### Given task
Make an exact copy of all the data.

··· Data extract

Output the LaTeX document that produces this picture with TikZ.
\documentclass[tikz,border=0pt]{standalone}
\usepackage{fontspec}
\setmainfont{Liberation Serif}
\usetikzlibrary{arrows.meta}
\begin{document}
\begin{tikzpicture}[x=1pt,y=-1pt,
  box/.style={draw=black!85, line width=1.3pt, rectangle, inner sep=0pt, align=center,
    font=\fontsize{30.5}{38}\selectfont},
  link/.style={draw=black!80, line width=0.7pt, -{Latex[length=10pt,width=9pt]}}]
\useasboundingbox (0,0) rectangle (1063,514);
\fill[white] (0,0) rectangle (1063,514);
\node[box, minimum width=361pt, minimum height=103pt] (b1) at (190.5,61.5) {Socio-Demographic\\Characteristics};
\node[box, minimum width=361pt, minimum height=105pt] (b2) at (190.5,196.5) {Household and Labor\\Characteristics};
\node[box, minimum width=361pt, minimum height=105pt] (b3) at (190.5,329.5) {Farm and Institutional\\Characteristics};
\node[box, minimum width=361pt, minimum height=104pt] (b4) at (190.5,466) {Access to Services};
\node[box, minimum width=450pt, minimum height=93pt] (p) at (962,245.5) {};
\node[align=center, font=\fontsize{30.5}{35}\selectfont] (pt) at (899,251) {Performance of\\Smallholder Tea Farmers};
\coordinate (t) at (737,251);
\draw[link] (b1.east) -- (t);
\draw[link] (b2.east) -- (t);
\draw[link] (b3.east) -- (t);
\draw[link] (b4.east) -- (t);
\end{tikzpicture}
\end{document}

······

### Result below
Output the LaTeX document that produces this picture with TikZ.
\documentclass[tikz,border=0pt]{standalone}
\usepackage{fontspec}
\setmainfont{Liberation Serif}
\usetikzlibrary{arrows.meta}
\begin{document}
\begin{tikzpicture}[x=1pt,y=-1pt,
  box/.style={draw=black!85, line width=1.3pt, rectangle, inner sep=0pt, align=center,
    font=\fontsize{30.5}{38}\selectfont},
  link/.style={draw=black!80, line width=0.7pt, -{Latex[length=10pt,width=9pt]}}]
\useasboundingbox (0,0) rectangle (1063,514);
\fill[white] (0,0) rectangle (1063,514);
\node[box, minimum width=361pt, minimum height=103pt] (b1) at (190.5,61.5) {Socio-Demographic\\Characteristics};
\node[box, minimum width=361pt, minimum height=105pt] (b2) at (190.5,196.5) {Household and Labor\\Characteristics};
\node[box, minimum width=361pt, minimum height=105pt] (b3) at (190.5,329.5) {Farm and Institutional\\Characteristics};
\node[box, minimum width=361pt, minimum height=104pt] (b4) at (190.5,466) {Access to Services};
\node[box, minimum width=450pt, minimum height=93pt] (p) at (962,245.5) {};
\node[align=center, font=\fontsize{30.5}{35}\selectfont] (pt) at (899,251) {Performance of\\Smallholder Tea Farmers};
\coordinate (t) at (737,251);
\draw[link] (b1.east) -- (t);
\draw[link] (b2.east) -- (t);
\draw[link] (b3.east) -- (t);
\draw[link] (b4.east) -- (t);
\end{tikzpicture}
\end{document}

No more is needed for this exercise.